What are IT vendor management KPIs and why do they matter?

IT vendor management KPIs are measurable indicators that tell you whether a vendor is delivering operational, financial, and strategic value — not just hitting contractual minimums. They matter because vendor failure doesn't just cost money. It costs downtime, compliance exposure, and internal team time. Without defined KPIs, renewal decisions are based on gut feel, and performance problems stay invisible until they become crises.

How many KPIs should I track per vendor?

Track 6–12 KPIs per vendor, depending on their tier. Tier 1 critical vendors warrant a full framework across performance, financial, relationship, compliance, and innovation dimensions. Tier 2 vendors need a lighter core set. More metrics do not mean better visibility — they mean more noise. Focus on metrics that directly connect to a business outcome you can act on.

What KPIs should I use for an MSP?

The most important MSP performance metrics are SLA compliance rate (target 95%+), first contact resolution rate (target 80%+, industry average is 74%), mean time to resolve by priority tier (P1 under 4 hours), and the proactive-to-reactive ticket ratio (target at least 25% proactive). Account team stability — how often your primary contact changes — is the most undertracked MSP metric and one of the most predictive of long-term relationship quality.

How is a SaaS vendor KPI scorecard different from other vendor types?

SaaS vendor scorecards weight utilization heavily because overspending on unused licenses is the most common hidden cost in SaaS portfolios. License utilization below 70% is a red flag at renewal. Beyond uptime and support SLAs, SaaS scorecards should track roadmap delivery rate — what percentage of committed features shipped on time — and data portability, tested annually to confirm you can exit cleanly if needed.

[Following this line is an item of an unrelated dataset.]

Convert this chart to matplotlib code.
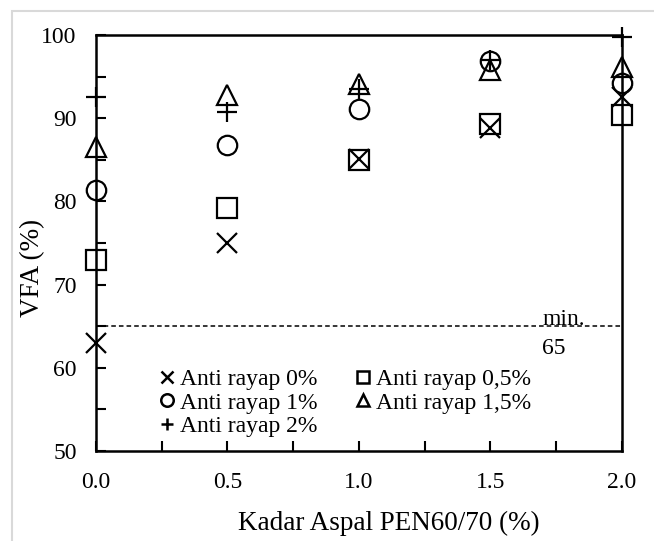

What should I do when a vendor consistently misses KPIs?

Follow a four-stage escalation process. Start with a data conversation in your next regular meeting — one bad month is not a pattern. If the same miss repeats the following month, issue a formal written performance review with a documented recovery timeline. A third consecutive miss triggers a Vendor Performance Improvement Plan with 30/60/90-day targets and named accountability on both sides. Pre-define your exit triggers at contract signing so there's no ambiguity about when the relationship is beyond repair.